10. nov, 2014

Verslag uit het veld

Het is niet prettig als je in een vliegtuig een film te zien krijgt die over vliegtuigongeluk gaat. Het is evenmin prettig als je tijdens het wachten bij de gate bepaalde passagiers ziet die het uiterlijk van fundamentalisten hebben en hetzelfde vliegtuig nemen. Natuurlijk kan uiterlijk je misleiden en de personen in kwesties de meest zachtaardige mensen op aarde kunnen zijn maar de mens is gewend zijn eerste indruk op uiterlijk te passeren. 
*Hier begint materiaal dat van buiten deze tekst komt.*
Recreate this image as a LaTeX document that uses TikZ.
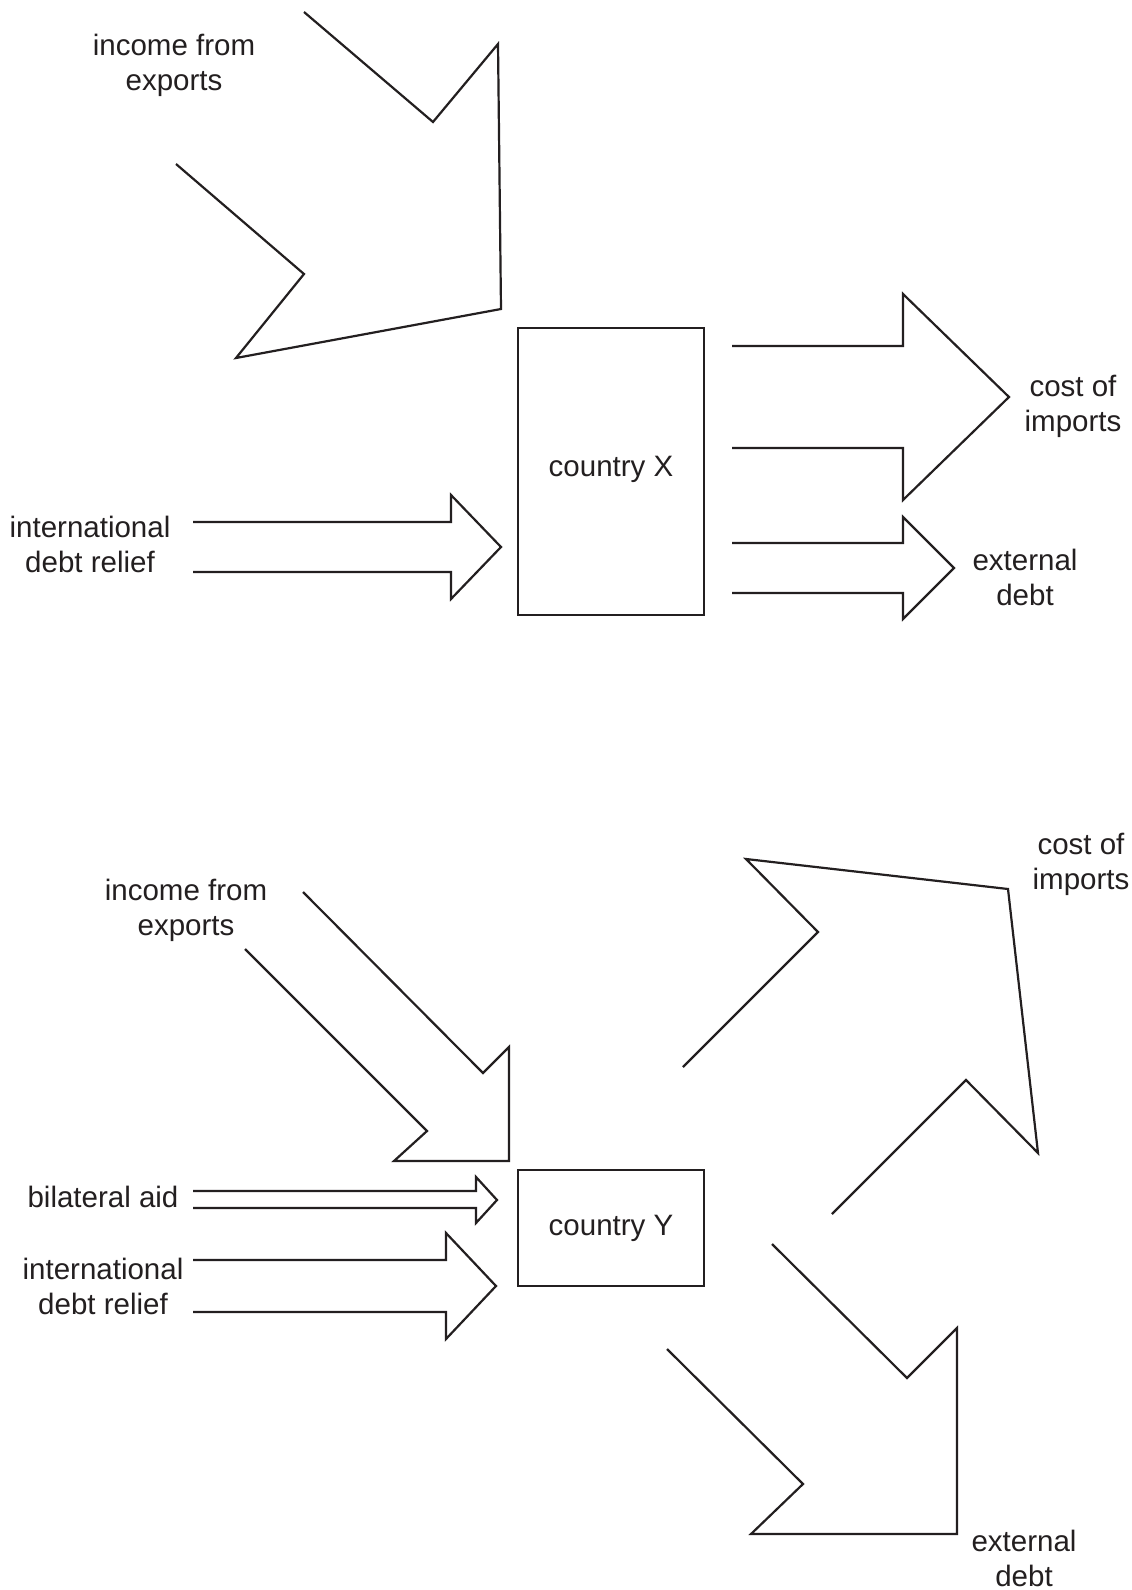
\documentclass[tikz,border=0pt]{standalone}
\usepackage{fontspec}
\setmainfont{Liberation Sans}
\definecolor{ink}{HTML}{231F20}
\newcommand{\twolines}[2]{\begin{tabular}[t]{@{}c@{}}#1\\#2\end{tabular}}
\begin{document}
\begin{tikzpicture}[x=1pt,y=-1pt,
  lbl/.style={anchor=base, inner sep=0pt, text=ink, font=\fontsize{29.5}{35}\selectfont},
  blk/.style={draw=ink, line width=2.2pt, miter limit=10},
  countrybox/.style={draw=ink, line width=2.2pt, inner sep=0pt, text=ink,
    font=\fontsize{29.5}{35}\selectfont, minimum width=186pt,
    text height=21pt, text depth=14pt}]
\useasboundingbox (0,0) rectangle (1132,1590);
\fill[white] (0,0) rectangle (1132,1590);

% ---------------- country X ----------------
\node[countrybox, minimum height=287pt, text depth=11pt] (cX) at (611,471.5) {country X};

\draw[blk] (304,12) -- (433,122) -- (498,44) -- (501,309) -- (236,358) -- (304,274) -- (176,164);
\node[lbl] (incX) at (174,55) {\twolines{income from}{exports}};

\draw[blk] (732,346) -- (903,346) -- (903,294) -- (1009,397) -- (903,500) -- (903,448) -- (732,448);
\node[lbl] (costX) at (1073,396) {\twolines{cost of}{imports}};

\draw[blk] (732,543) -- (903,543) -- (903,517) -- (954,568) -- (903,619) -- (903,593) -- (732,593);
\node[lbl] (extX) at (1025,570) {\twolines{external}{debt}};

\draw[blk] (193,522) -- (451,522) -- (451,495) -- (501,547) -- (451,599) -- (451,572) -- (193,572);
\node[lbl] (reliefX) at (90,537) {\twolines{international}{debt relief}};

% ---------------- country Y ----------------
\node[countrybox, minimum height=116pt, text depth=6pt] (cY) at (611,1228) {country Y};

\draw[blk] (303,892) -- (483,1073) -- (509,1047) -- (509,1161) -- (394,1161) -- (427,1131) -- (245,949);
\node[lbl] (incY) at (186,900) {\twolines{income from}{exports}};

\draw[blk] (193,1191) -- (476,1191) -- (476,1177) -- (497,1200) -- (476,1223) -- (476,1208) -- (193,1208);
\node[lbl] (aidY) at (103,1207) {bilateral aid};

\draw[blk] (193,1260) -- (446,1260) -- (446,1233) -- (496,1286) -- (446,1339) -- (446,1312) -- (193,1312);
\node[lbl] (reliefY) at (103,1279) {\twolines{international}{debt relief}};

\draw[blk] (683,1067) -- (818,932) -- (746,859) -- (1008,889) -- (1038,1153) -- (966,1080) -- (832,1214);
\node[lbl] (costY) at (1081,854) {\twolines{cost of}{imports}};

\draw[blk] (772,1244) -- (907,1378) -- (957,1328) -- (957,1534) -- (751,1534) -- (803,1484) -- (667,1349);
\node[lbl] (extY) at (1024,1551) {\twolines{external}{debt}};
\end{tikzpicture}
\end{document}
Wachtend op instappen kijk ik op Facebook. Een Facebook vriend, een journalist, die nu indrukwekkende items maakt heeft een fragment van zijn programma geplaatst. Aan het beeld te zien en te lezen dat het niet prettig is om te zien, zeker niet als je zo direct twaalf kilometer dichter bij God komt, althans als God boven is. Hij kan immers overal zijn. In die twijfel kan de top van mijn wijsvinger niet meer wachten en tikt op de video-link. Ik zie mijn Facebook vriend die ik ook persoonlijk ken, een Nederlands Koerdische journalist die me ooit interviewde voor Rudaw. Hij reist nu overal en is ook te vinden aan de oorlogsfronten in het Midden-Oosten. Het gaat om een kort fragment. Een fragment waarop hij naast de resten van een mens staat en vertelt wat hij ziet. Ik scherm met mijn rechterhand de onderkant van mijn iPad om de restanten van het lijk niet te zien. Hij beschrijft, terwijl hij met zijn linkerhand zijn neus enigszins probeert dichte te doen zodat hij de stank niet optimaal inademt. Hij zegt dat hij wat botten ziet en de resten van zwarte kleding die door IS strijders gedragen worden. Verder ligt een kadaver van een hond. Even later komt een hond, een levende en hongerige hond om eventueel aan de botten van de strijder te knagen.

Ik krijg braakneigingen en probeer het kokhalzen te onderdrukken. Terwijl ik dat doe denk ik dat in dezelfde ruimte zou misschien jongeren zijn die een vliegtuig nemen naar het Midden-Oosten om daar te gaan vechten. Om mensen te doden, onthoofden, verkrachten en om maar zelf voer te worden voor de honden. En ik kan me niet onttrekken aan de gedachte die zegt: 'Zou de ziel van die man aan wiens botten de hond knaagde in het paradijs druk zijn met maagden?' Die gedachte komt me heel erg ongeloofwaardig voor. Maar niet alles wat ongeloofwaardig lijkt kan ook niet waar zijn. Ik weet een ding zeker dat mijn Facebook vriend, Hemen, die een verslag doet van uit die onprettige plaatsen straks van die beelden gaat dromen. Ik hoop niet dat hij er post traumatische stress van krijgt. Hij zal waarschijnlijk minder gaan eten, misschien helemaal geen vlees meer. En de stank zal in zijn neusharen, heel lang, blijven hangen.

Waarom kijk ik niet gewoon naar mensen die terug zijn geland of naar de mensen die gaan vliegen?